### What to do
Repeat everything from the first line of the listing below through the line that contains "Arial, Helvetica, sans-serif';", exactly. Leave out pictures.

### Recorded information
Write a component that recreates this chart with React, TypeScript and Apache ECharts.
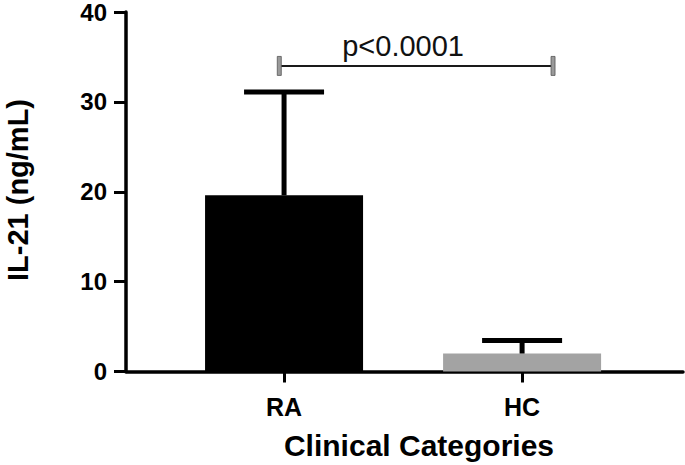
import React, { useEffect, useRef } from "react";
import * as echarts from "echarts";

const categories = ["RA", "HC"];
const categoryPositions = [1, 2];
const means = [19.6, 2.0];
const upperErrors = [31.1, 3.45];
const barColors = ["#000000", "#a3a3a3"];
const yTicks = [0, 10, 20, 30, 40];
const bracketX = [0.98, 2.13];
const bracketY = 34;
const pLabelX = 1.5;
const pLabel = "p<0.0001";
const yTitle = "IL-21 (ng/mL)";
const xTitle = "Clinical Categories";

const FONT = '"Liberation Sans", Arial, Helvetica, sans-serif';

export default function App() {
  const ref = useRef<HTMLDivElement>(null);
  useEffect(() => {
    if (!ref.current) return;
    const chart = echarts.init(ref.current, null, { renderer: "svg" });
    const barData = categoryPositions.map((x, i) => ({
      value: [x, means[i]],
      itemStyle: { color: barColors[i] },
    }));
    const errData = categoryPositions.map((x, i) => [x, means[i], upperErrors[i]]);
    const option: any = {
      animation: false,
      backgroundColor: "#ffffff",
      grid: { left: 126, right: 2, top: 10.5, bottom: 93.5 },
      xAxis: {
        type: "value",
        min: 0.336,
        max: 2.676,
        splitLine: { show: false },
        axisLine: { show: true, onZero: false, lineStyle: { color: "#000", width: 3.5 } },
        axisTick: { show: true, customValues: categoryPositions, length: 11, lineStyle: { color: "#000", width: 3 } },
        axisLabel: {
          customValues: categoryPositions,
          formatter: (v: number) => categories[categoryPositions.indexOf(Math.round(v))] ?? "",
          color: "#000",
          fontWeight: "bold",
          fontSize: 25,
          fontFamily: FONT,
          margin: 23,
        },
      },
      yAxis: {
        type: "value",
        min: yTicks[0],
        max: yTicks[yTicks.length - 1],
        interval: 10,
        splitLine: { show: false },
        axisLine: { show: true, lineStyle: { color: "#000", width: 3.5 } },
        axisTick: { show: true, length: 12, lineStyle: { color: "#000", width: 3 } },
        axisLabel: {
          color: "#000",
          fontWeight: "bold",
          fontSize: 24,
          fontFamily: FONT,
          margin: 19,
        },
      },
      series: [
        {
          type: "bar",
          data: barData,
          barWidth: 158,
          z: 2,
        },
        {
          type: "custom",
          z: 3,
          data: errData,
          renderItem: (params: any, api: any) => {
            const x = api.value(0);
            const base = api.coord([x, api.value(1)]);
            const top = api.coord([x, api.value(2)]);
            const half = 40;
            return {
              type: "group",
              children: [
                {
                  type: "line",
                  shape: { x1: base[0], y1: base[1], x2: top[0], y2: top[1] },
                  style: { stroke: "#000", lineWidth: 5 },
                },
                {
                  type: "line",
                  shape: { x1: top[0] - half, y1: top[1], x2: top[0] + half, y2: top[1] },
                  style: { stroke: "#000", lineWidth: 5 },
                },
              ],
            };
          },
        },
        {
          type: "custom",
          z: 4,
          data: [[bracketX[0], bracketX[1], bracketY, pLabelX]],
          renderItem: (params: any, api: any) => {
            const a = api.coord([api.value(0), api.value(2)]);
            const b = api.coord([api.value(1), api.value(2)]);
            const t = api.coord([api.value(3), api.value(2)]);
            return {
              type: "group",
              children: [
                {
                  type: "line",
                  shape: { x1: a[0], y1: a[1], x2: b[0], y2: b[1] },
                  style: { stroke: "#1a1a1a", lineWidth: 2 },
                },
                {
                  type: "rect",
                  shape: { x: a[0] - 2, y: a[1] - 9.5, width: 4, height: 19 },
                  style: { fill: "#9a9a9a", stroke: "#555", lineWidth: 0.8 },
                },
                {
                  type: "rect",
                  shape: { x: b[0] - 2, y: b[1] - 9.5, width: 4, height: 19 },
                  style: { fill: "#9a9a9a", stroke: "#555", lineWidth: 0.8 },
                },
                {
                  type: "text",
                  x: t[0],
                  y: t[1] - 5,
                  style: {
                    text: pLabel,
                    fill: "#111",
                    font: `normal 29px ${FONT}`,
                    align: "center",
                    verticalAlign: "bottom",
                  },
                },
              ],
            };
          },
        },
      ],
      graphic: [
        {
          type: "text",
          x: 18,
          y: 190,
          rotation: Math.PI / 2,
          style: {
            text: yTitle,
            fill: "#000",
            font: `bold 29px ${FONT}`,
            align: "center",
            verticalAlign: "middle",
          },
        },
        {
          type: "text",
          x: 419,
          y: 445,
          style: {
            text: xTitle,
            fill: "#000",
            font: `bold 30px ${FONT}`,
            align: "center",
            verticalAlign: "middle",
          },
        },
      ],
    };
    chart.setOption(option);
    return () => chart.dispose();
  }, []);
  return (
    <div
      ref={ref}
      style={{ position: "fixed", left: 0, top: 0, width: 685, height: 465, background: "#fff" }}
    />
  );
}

### Finished task
Write a component that recreates this chart with React, TypeScript and Apache ECharts.
import React, { useEffect, useRef } from "react";
import * as echarts from "echarts";

const categories = ["RA", "HC"];
const categoryPositions = [1, 2];
const means = [19.6, 2.0];
const upperErrors = [31.1, 3.45];
const barColors = ["#000000", "#a3a3a3"];
const yTicks = [0, 10, 20, 30, 40];
const bracketX = [0.98, 2.13];
const bracketY = 34;
const pLabelX = 1.5;
const pLabel = "p<0.0001";
const yTitle = "IL-21 (ng/mL)";
const xTitle = "Clinical Categories";

const FONT = '"Liberation Sans", Arial, Helvetica, sans-serif';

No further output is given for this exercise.